Foiler vulnerability to trash in the water

Discussion in 'Sailboats' started by Chris Ostlind, Mar 12, 2010.

  1. Chris Ostlind

    Chris Ostlind Previous Member

    It's interesting that our resident foil guru hasn't had a single comment about the recent Moth World's where one of the big stories unfolding is the amount of trash in the water and how it has had an effect on the racing.

    Two days ago, I wrote this on the "Moth on Foils" thread...
    http://www.boatdesign.net/forums/sailboats/moth-foils-30-31-knots-34-86-mph-11209-68.html

    So, instead of looking at a real problem for foilers, the guru went hunting for Bora Gulari's head, pinning his current 6th place in the Dubai Worlds as a function of his weight. It's no secret that weight has more than a bit to do with getting the boat up and flying as early as possible and in light air racing, that can be problematic.

    Truth be told, any guy in the top of World rankings has a solid shot at winning on any given day. Andrew McDougal, at 50 something years old, has turned in Three Bullets in nine races. The current lead is held by 46 year old, Simon Payne, with Two Bullets of his own and consistent finishes in the top four... then you know it's about a whole lot more than being a little guy - or not.

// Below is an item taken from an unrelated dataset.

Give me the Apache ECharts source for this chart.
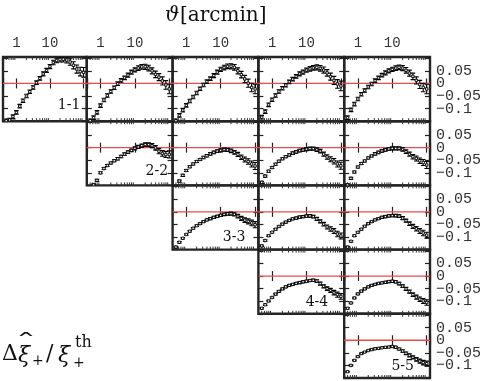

    Just today, on the front page of Sailing Anarchy another comment came forth about the stuff in the water. Yesterday, (Thursday) was a lay day for the fleet and SA had this to say... "In a development class like the Moth, a lay day means not only fixing what broke and resting your body a bit - it also means perfecting some of the experiments that might be rolling around in the average engineer/sailors brain, and the sight of dozens of foils laying around the grassy field at DOSC made it clear that there was plenty of shaping, sanding, and painting to do. Unfortunately for the foils, there's not much you can do about the two main obstacles on the course: Plastic bags and fully grown manta rays."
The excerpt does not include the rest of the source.